Rangkaian Festival Bau Nyale
Festival Bau Nyale tidak hanya sekadar tradisi menangkap cacing laut, tetapi juga menjadi ajang perayaan budaya yang meriah. Berbagai kegiatan diadakan untuk memeriahkan festival ini, antara lain:
- Peresean: Pertarungan tradisional antara dua pria yang menggunakan rotan dan perisai dari kulit kerbau, melambangkan perjuangan para pangeran memperebutkan Putri Mandalika.
- Pemilihan Putri Mandalika: Kontes kecantikan yang mencari sosok perempuan yang mencerminkan nilai-nilai dan karakter Putri Mandalika.
- Lomba Fotografi dan Kesenian: Ajang untuk mengekspresikan kreativitas dan mengabadikan momen-momen festival.
- Kuliner Tradisional: Penyajian berbagai hidangan khas Lombok, termasuk olahan nyale.

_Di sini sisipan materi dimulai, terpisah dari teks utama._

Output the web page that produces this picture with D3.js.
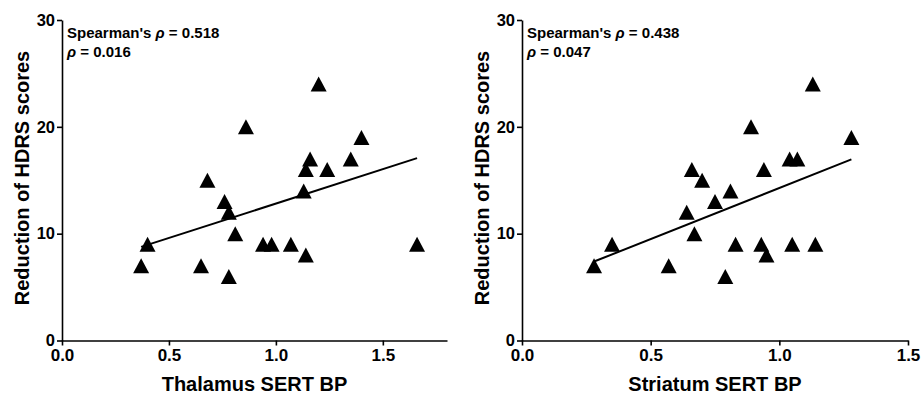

Puncak acara biasanya berlangsung semalam suntuk hingga pagi hari, di mana masyarakat bersama-sama menangkap nyale di pantai. Fenomena alam ini tidak hanya menjadi daya tarik bagi wisatawan lokal, tetapi juga mancanegara.
Makna dan Nilai Filosofis
Bau Nyale bukan sekadar festival tahunan, tetapi juga sarat dengan nilai-nilai filosofis yang mendalam. Legenda Putri Mandalika mengajarkan tentang pengorbanan, cinta tanpa pamrih, dan pentingnya menjaga perdamaian. Tradisi ini juga mencerminkan hubungan harmonis antara manusia dan alam, di mana fenomena alam dijadikan sebagai pengingat akan nilai-nilai luhur yang harus dijaga dan dilestarikan.
Penutup
Upacara Bau Nyale adalah cerminan kekayaan budaya dan kearifan lokal masyarakat Lombok. Melalui tradisi ini, generasi muda diajak untuk mengenal dan menghargai warisan leluhur, serta memahami pentingnya menjaga keseimbangan antara manusia, budaya, dan alam. Bagi Anda yang ingin merasakan pengalaman budaya yang autentik dan penuh makna, menghadiri Festival Bau Nyale di Lombok adalah pilihan yang tepat.